Und, wie sind ihre Stresswerte im Vergleich zum ruhigen Vortag? Ihr Cortisolwert ist im Großraumbüro in den vier Stunden leicht gestiegen, im Einzelbüro – im gleichen Zeitraum – gesunken! Der Test ist allerdings nur eine Momentaufnahme und bedingt aussagekräftig. Bislang gibt es auch keine Studien, die über einen längeren Zeitraum untersucht haben, wie sich das Arbeiten im Großraumbüro auf Stress-Level und Cortisol-Spiegel auswirken. Klar ist nur: Je weniger Lärmstress im Großraumbüro, desto besser für die Menschen. Im Großraumraumbüro ist es aber nur selten wirklich still.
Lärm ist nicht gleich Lärm
Welche Geräusche dort richtig stressen, wollen die Dortmunder Forscher mit speziellen Konzentrationstests herausfinden. Die Lautstärke ist dabei nur eins von mehreren Kriterien. Auch der Störeinfluss moderater Geräusche wird untersucht. Denn leise Geräusche können ebenfalls belasten – etwa der nervenzehrende tropfende Wasserhahn. Doch ob laut oder moderat: Wenn wir unter der Belastung von Geräuschen konzentriert arbeiten müssen, haben wir mit einer Verschlechterung der Leistung zu rechnen, sagt der Arbeitsforscher Dr. Lars Adolph.
Was heißt das konkret? Hat sich das auch in dem Test mit unserer Probandin gezeigt?
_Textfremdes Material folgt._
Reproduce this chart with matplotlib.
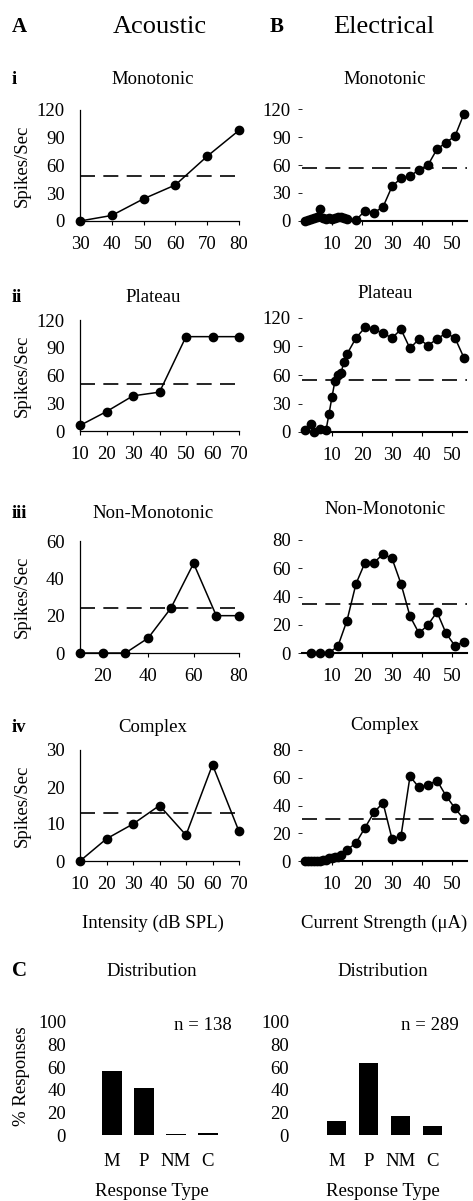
import matplotlib
matplotlib.use("Agg")
import matplotlib.pyplot as plt

plt.rcParams['font.family'] = ['Liberation Serif', 'DejaVu Serif']

W, H = 473, 1201

# ---------------- data ----------------
a_i_x = [30, 40, 50, 60, 70, 80]
a_i_y = [0, 6, 24, 39, 70, 98]
a_i_thr = 49

a_ii_x = [10, 20, 30, 40, 50, 60, 70]
a_ii_y = [6, 21, 38, 42, 102, 102, 102]
a_ii_thr = 51

a_iii_x = [10, 20, 30, 40, 50, 60, 70, 80]
a_iii_y = [0, 0, 0, 8, 24, 48, 20, 20]
a_iii_thr = 24

a_iv_x = [10, 20, 30, 40, 50, 60, 70]
a_iv_y = [0, 6, 10, 15, 7, 26, 8]
a_iv_thr = 13

b_i_x = [1, 2, 3, 4, 5, 6, 7, 8, 9, 10, 11, 12, 13, 14, 15, 18, 21, 24, 27,
         30, 33, 36, 39, 42, 45, 48, 51, 54]
b_i_y = [0, 1, 2, 3, 4, 13, 3, 2, 3, 2, 3, 4, 4, 3, 2, 1, 11, 9, 15,
         37, 46, 48, 55, 60, 77, 84, 91, 115]
b_i_thr = 57

b_ii_x = [1, 3, 4, 6, 8, 9, 10, 11, 12, 13, 14, 15, 18, 21, 24, 27, 30, 33,
          36, 39, 42, 45, 48, 51, 54]
b_ii_y = [2, 8, 0, 3, 2, 19, 37, 54, 60, 62, 74, 82, 99, 110, 108, 104, 99, 108,
          88, 98, 91, 98, 104, 99, 78]
b_ii_thr = 55

b_iii_x = [3, 6, 9, 12, 15, 18, 21, 24, 27, 30, 33, 36, 39, 42, 45, 48, 51, 54]
b_iii_y = [0, 0, 0, 5, 23, 49, 64, 64, 70, 67, 49, 26, 14, 20, 29, 14, 5, 8]
b_iii_thr = 35

b_iv_x = [1, 2, 3, 4, 5, 6, 7, 8, 9, 10, 11, 12, 13, 15, 18, 21, 24, 27, 30,
          33, 36, 39, 42, 45, 48, 51, 54]
b_iv_y = [0, 0, 0, 0, 0, 0, 1, 1, 2, 2, 3, 3, 4, 8, 13, 24, 35, 42, 16,
          18, 61, 53, 55, 58, 47, 38, 30]
b_iv_thr = 30

resp_types = ["M", "P", "NM", "C"]
acoustic_pct = [57, 42, 0.5, 1.5]
electrical_pct = [12, 64, 17, 8]
acoustic_n = "n = 138"
electrical_n = "n = 289"

row_titles = ["Monotonic", "Plateau", "Non-Monotonic", "Complex"]
row_marks = ["i", "ii", "iii", "iv"]

# ---------------- figure ----------------
fig = plt.figure(figsize=(W / 100, H / 100), dpi=100)

FS = 13.5


def px_axes(left, right, top, bottom):
    return fig.add_axes([left / W, 1 - bottom / H, (right - left) / W, (bottom - top) / H])


def ftext(x, y, s, **kw):
    fig.text(x / W, 1 - y / H, s, **kw)


def line_panel(ax, x, y, thr, xlim, ylim, yticks, xticks, acoustic):
    ax.plot(x, y, color='black', lw=1.1, marker='o', ms=6, clip_on=False, zorder=3)
    ax.axhline(thr, color='black', lw=1.2, ls=(0, (9, 5)), zorder=2)
    ax.set_xlim(*xlim)
    ax.set_ylim(*ylim)
    ax.set_yticks(yticks)
    ax.set_xticks(xticks)
    ax.spines['top'].set_visible(False)
    ax.spines['right'].set_visible(False)
    ax.set_facecolor('none')
    if acoustic:
        ax.spines['left'].set_linewidth(0.9)
        ax.spines['bottom'].set_linewidth(0.9)
        ax.tick_params(axis='y', length=0, pad=11, labelsize=FS)
    else:
        ax.spines['left'].set_visible(False)
        ax.spines['bottom'].set_linewidth(1.5)
        ax.tick_params(axis='y', length=3, width=0.6, pad=5, labelsize=FS)
    ax.tick_params(axis='x', length=3, width=0.8, pad=8, labelsize=FS)


# acoustic column
a_data = [(a_i_x, a_i_y, a_i_thr, (30, 80), (0, 120), [0, 30, 60, 90, 120], [30, 40, 50, 60, 70, 80], 110, 221),
          (a_ii_x, a_ii_y, a_ii_thr, (10, 70), (0, 120), [0, 30, 60, 90, 120], [10, 20, 30, 40, 50, 60, 70], 320, 431),
          (a_iii_x, a_iii_y, a_iii_thr, (10, 80), (0, 60), [0, 20, 40, 60], [20, 40, 60, 80], 541, 653),
          (a_iv_x, a_iv_y, a_iv_thr, (10, 70), (0, 30), [0, 10, 20, 30], [10, 20, 30, 40, 50, 60, 70], 750, 861)]
for (x, y, thr, xl, yl, yt, xt, top, bot) in a_data:
    ax = px_axes(80, 239, top, bot)
    line_panel(ax, x, y, thr, xl, yl, yt, xt, True)
    ftext(22, (top + bot) / 2, "Spikes/Sec", fontsize=FS, rotation=90, va='center', ha='center')

b_data = [(b_i_x, b_i_y, b_i_thr, (0, 120), [0, 30, 60, 90, 120], 109, 221),
          (b_ii_x, b_ii_y, b_ii_thr, (0, 120), [0, 30, 60, 90, 120], 318, 432),
          (b_iii_x, b_iii_y, b_iii_thr, (0, 80), [0, 20, 40, 60, 80], 540, 653),
          (b_iv_x, b_iv_y, b_iv_thr, (0, 80), [0, 20, 40, 60, 80], 750, 861)]
for (x, y, thr, yl, yt, top, bot) in b_data:
    ax = px_axes(302, 467, top, bot)
    line_panel(ax, x, y, thr, (0, 55), yl, yt, [10, 20, 30, 40, 50], False)

# headers
ftext(12, 27, "A", fontsize=15, fontweight='bold', va='center', ha='left')
ftext(160, 27, "Acoustic", fontsize=19, va='center', ha='center')
ftext(270, 27, "B", fontsize=15, fontweight='bold', va='center', ha='left')
ftext(384, 27, "Electrical", fontsize=19, va='center', ha='center')

row_y_a = [80, 297, 513, 727]
row_y_b = [80, 293, 510, 726]
for mark, title, ya, yb in zip(row_marks, row_titles, row_y_a, row_y_b):
    ftext(12, ya, mark, fontsize=FS, fontweight='bold', va='center', ha='left')
    ftext(153, ya, title, fontsize=FS, va='center', ha='center')
    ftext(385, yb, title, fontsize=FS, va='center', ha='center')

ftext(153, 923, "Intensity (dB SPL)", fontsize=FS, va='center', ha='center')
ftext(384, 923, "Current Strength (\u03bcA)", fontsize=FS, va='center', ha='center')

# distribution panels
ftext(12, 971, "C", fontsize=15, fontweight='bold', va='center', ha='left')


def bar_panel(left, right, xlim, vals, ntext, nx, cx):
    ax = px_axes(left, right, 1022, 1135)
    ax.bar(range(len(resp_types)), vals, width=0.6, color='black')
    ax.set_xlim(*xlim)
    ax.set_ylim(0, 100)
    ax.set_yticks([0, 20, 40, 60, 80, 100])
    ax.set_xticks(range(len(resp_types)))
    ax.set_xticklabels(resp_types)
    for s in ax.spines.values():
        s.set_visible(False)
    ax.set_facecolor('none')
    ax.tick_params(axis='y', length=0, pad=10, labelsize=FS)
    ax.tick_params(axis='x', length=0, pad=13, labelsize=FS)
    ftext(nx, 1025, ntext, fontsize=FS, va='center', ha='center')
    ftext(cx, 971, "Distribution", fontsize=FS, va='center', ha='center')
    ftext(cx, 1192, "Response Type", fontsize=FS, va='center', ha='center')
    return ax


bar_panel(80, 240, (-1, 4), acoustic_pct, acoustic_n, 203, 152)
bar_panel(303, 463, (-1.07, 3.97), electrical_pct, electrical_n, 430, 383)
ftext(22, 1076, "% Responses", fontsize=FS, rotation=90, va='center', ha='center')

fig.savefig("out.png", dpi=100)
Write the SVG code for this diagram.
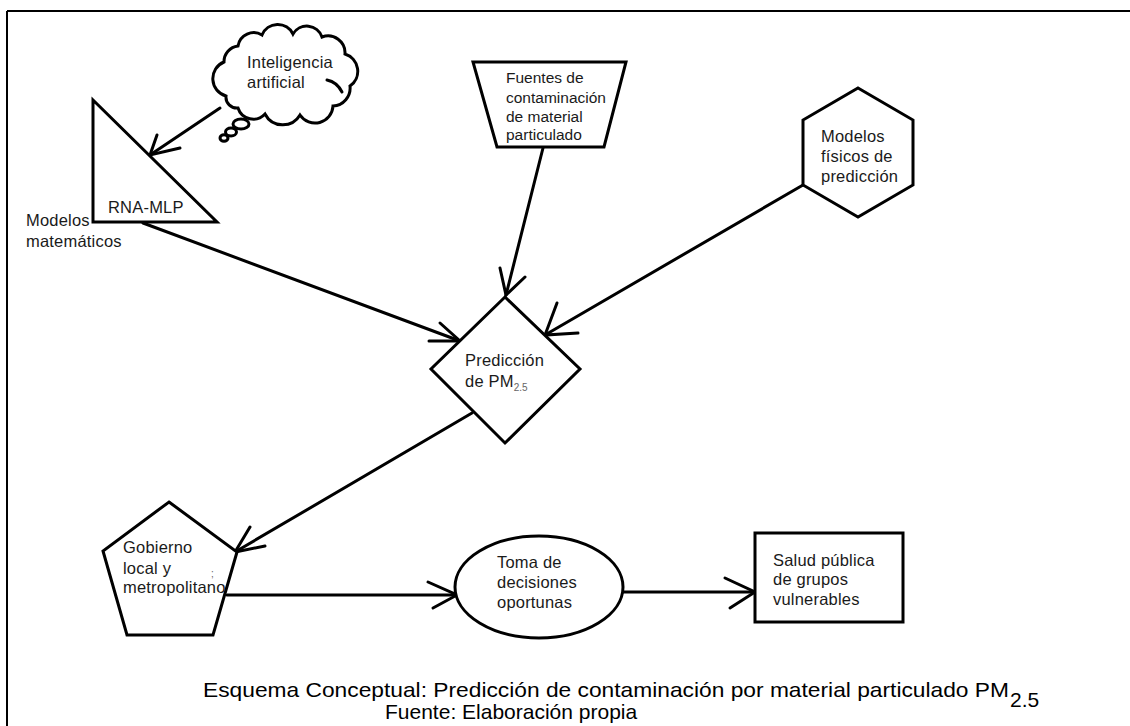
<svg xmlns="http://www.w3.org/2000/svg" width="1130" height="726" viewBox="0 0 1130 726">
  <style>
    .shape { fill: #ffffff; stroke: #000000; stroke-width: 3; stroke-linejoin: miter; }
    .edge { fill: none; stroke: #000000; stroke-width: 3; stroke-linecap: round; }
    .head { fill: none; stroke: #000000; stroke-width: 3; stroke-linecap: round; stroke-linejoin: miter; }
    .lbl { font-family: "Liberation Sans", Arial, sans-serif; font-size: 16.5px; fill: #1a1a1a; letter-spacing: 0.2px; }
    .lbl-tight { letter-spacing: 0px; font-size: 15.5px; }
    .sub { font-family: "Liberation Sans", Arial, sans-serif; font-size: 10px; fill: #666666; letter-spacing: 0px; }
    .cap { font-family: "Liberation Sans", Arial, sans-serif; font-size: 21px; fill: #000000; }
  </style>
  <rect width="1130" height="726" fill="#ffffff"/>

  <!-- frame: top and left edges -->
  <path d="M7 11 H1130 M7 11 V726" fill="none" stroke="#000000" stroke-width="2"/>

  <g id="connectors">
    <!-- cloud -> triangle -->
    <line class="edge" x1="220" y1="108" x2="150" y2="155"/>
    <polyline class="head" points="157,135 150,155 180,148"/>
    <!-- triangle -> diamond -->
    <line class="edge" x1="143" y1="223" x2="460" y2="341"/>
    <polyline class="head" points="440,323 460,341 429,341"/>
    <!-- trapezoid -> diamond -->
    <line class="edge" x1="543" y1="148" x2="506" y2="295"/>
    <polyline class="head" points="500,268 506,295 525,277"/>
    <!-- hexagon -> diamond -->
    <line class="edge" x1="803" y1="185" x2="545" y2="335"/>
    <polyline class="head" points="557,303 545,335 578,333"/>
    <!-- diamond -> pentagon -->
    <line class="edge" x1="472" y1="413" x2="235" y2="552"/>
    <polyline class="head" points="250,527 235,552 265,546"/>
    <!-- pentagon -> ellipse -->
    <line class="edge" x1="227" y1="595" x2="457" y2="595"/>
    <polyline class="head" points="428,582 457,595 433,608"/>
    <!-- ellipse -> rectangle -->
    <line class="edge" x1="623" y1="592" x2="755" y2="592"/>
    <polyline class="head" points="725,578 755,592 730,608"/>
  </g>

  <g id="node-ia">
    <path class="shape" d="M226 96 A18 18 0 0 1 224 62 A16 16 0 0 1 238 46 A16 16 0 0 1 262 35 A17 17 0 0 1 293 34 A16 16 0 0 1 322 37 A17 17 0 0 1 345 54 A18 18 0 0 1 350 86 A18 18 0 0 1 333 106 A18 18 0 0 1 300 115 A20 20 0 0 1 265 114 A16 16 0 0 1 238 108 A11 11 0 0 1 226 96 Z"/>
    <path class="edge" d="M327 80 Q337 82 342 92"/>
    <ellipse class="shape" cx="241" cy="124" rx="8" ry="5"/>
    <ellipse class="shape" cx="231" cy="132" rx="5.5" ry="4"/>
    <ellipse class="shape" cx="224" cy="138" rx="4" ry="3.2"/>
    <text class="lbl" x="247" y="68">Inteligencia</text>
    <text class="lbl" x="247" y="88">artificial</text>
  </g>

  <g id="node-rna">
    <polygon class="shape" points="93,100 93,222 217,222"/>
    <text class="lbl" x="108" y="213">RNA-MLP</text>
    <text class="lbl" x="26" y="226">Modelos</text>
    <text class="lbl" x="26" y="247">matemáticos</text>
  </g>

  <g id="node-fuentes">
    <polygon class="shape" points="473,62 626,62 604,147 497,147"/>
    <text class="lbl lbl-tight" x="506" y="83">Fuentes de</text>
    <text class="lbl lbl-tight" x="506" y="103">contaminación</text>
    <text class="lbl lbl-tight" x="506" y="122">de material</text>
    <text class="lbl lbl-tight" x="506" y="140">particulado</text>
  </g>

  <g id="node-fisicos">
    <polygon class="shape" points="858,88 913,120 913,185 858,217 803,185 803,120"/>
    <text class="lbl" x="821" y="142">Modelos</text>
    <text class="lbl" x="821" y="162">físicos de</text>
    <text class="lbl" x="821" y="182">predicción</text>
  </g>

  <g id="node-prediccion">
    <polygon class="shape" points="505,297 580,369 505,443 431,369"/>
    <text class="lbl" x="465" y="366">Predicción</text>
    <text class="lbl" x="465" y="387">de PM<tspan class="sub" dy="4">2.5</tspan></text>
  </g>

  <g id="node-gobierno">
    <polygon class="shape" points="169,502 237,552 213,635 127,635 103,551"/>
    <text class="lbl" x="123" y="553">Gobierno</text>
    <text class="lbl" x="123" y="574">local y</text>
    <text class="lbl" x="123" y="593">metropolitano</text>
    <text class="sub" x="211" y="577">;</text>
  </g>

  <g id="node-decisiones">
    <ellipse class="shape" cx="539" cy="587" rx="84" ry="51"/>
    <text class="lbl" x="497" y="568">Toma de</text>
    <text class="lbl" x="497" y="588">decisiones</text>
    <text class="lbl" x="497" y="608">oportunas</text>
  </g>

  <g id="node-salud">
    <rect class="shape" x="755" y="533" width="148" height="89"/>
    <text class="lbl" x="773" y="566">Salud pública</text>
    <text class="lbl" x="773" y="585">de grupos</text>
    <text class="lbl" x="773" y="605">vulnerables</text>
  </g>

  <g id="caption">
    <text class="cap" x="203" y="697" font-size="22" textLength="806" lengthAdjust="spacingAndGlyphs">Esquema Conceptual: Predicción de contaminación por material particulado PM</text>
    <text class="cap" x="1010" y="707" font-size="21">2.5</text>
    <text class="cap" x="385" y="719">Fuente: Elaboración propia</text>
  </g>
</svg>
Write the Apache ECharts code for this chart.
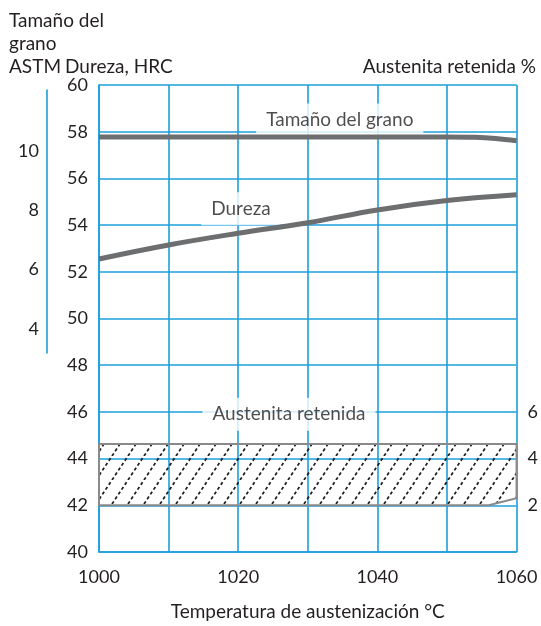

Im Einzelbüro schaffte sie elf von 20 Testaufgaben, im Großraumbüro nur zehn. Der Produktivitätsverlust scheint gering, wäre aber für ein Unternehmen – wenn alle Beschäftigte in diesem Umfang weniger leistungsfähig wären – durchaus ein Problem. Nach Ansicht von Dr. Lars Adolph sollten Unternehmen, die ein Großraumbüro planen, schon im Vorfeld die Tätigkeiten und die Anforderungen an Kommunikation und soziale Prozesse sehr genau kennen. Dazu gehöre eben auch, dass man die Beschäftigten einbezieht und analysiert, welche Bedürfnisse sie am Arbeitsplatz konkret haben.
Software für Lärmsimulation
Die Dortmunder Arbeitsmediziner haben ein Softwareprogramm entwickelt, mit dem Bauherren, Ingenieure oder Architekten bereits in der Planungsphase für ein Großraumbüro den Lärm darin simulieren können. Je nachdem, wie man etwa Tische, Drucker oder Raumtrenner anordnet, verändert sich die Geräuschkulisse erheblich. Das Programm macht akustisch deutlich, wie Raumtrenner oder Wandverkleidungen Lärm reduzieren können. Es ersetzt dabei nicht die Planung des Architekten, kann aber bereits im frühen Stadium Planer und Bauherren sensibilisieren.
Kluge Planung ist das A und O
Das Münchner Beratungs- und Architekturunternehmen CSMM beschäftigt sich seit 16 Jahren mit der Planung von Großraumbüros. Geschäftsführer Timo Brehme sagt, dass viele Büros von Anfang an falsch geplant seien. Wenn ein Unternehmen als Beweggrund für das Großraumbüro ausschließlich Flächen- und Kosteneinsparung im Fokus habe, dann habe es eigentlich schon verloren. Das Credo des Münchner Architekten: Ob ein Großraumbüro Fluch oder Segen ist, hängt vom Platz ab, den die Beschäftigten insgesamt haben – und wie sinnvoll dieser genutzt wird.
In der heutigen Arbeitswelt wird zunehmend auf Teamarbeit gesetzt. Beschäftigte müssen flexibel sein, sind daher nicht mehr an einen festen Arbeitsplatz gebunden. Oft brauchen sie nur noch Stift, Laptop und ein Handy, um überall arbeiten zu können. Ihr Arbeitsplatz kann also durchaus immer kleiner werden. Architekten und Planer wie Timo Brehme raten aber dazu, dass in diesem Fall weitere Flächen geschaffen werden: zum Beispiel Teamräume zum Diskutieren und gemeinsamen Planen sowie kleinere, abgetrennte Bereiche für den Gedankenaustausch, ohne andere dabei akustisch zu stören. Auch Einzelräume sollte es weiterhin geben, damit sich Beschäftigte bei Bedarf zum Arbeiten zurückziehen zu können.
Unser Fazit: Gute Planung zahlt sich aus. Für die Unternehmer – vor allem aber für die Beschäftigten und ihre Gesundheit.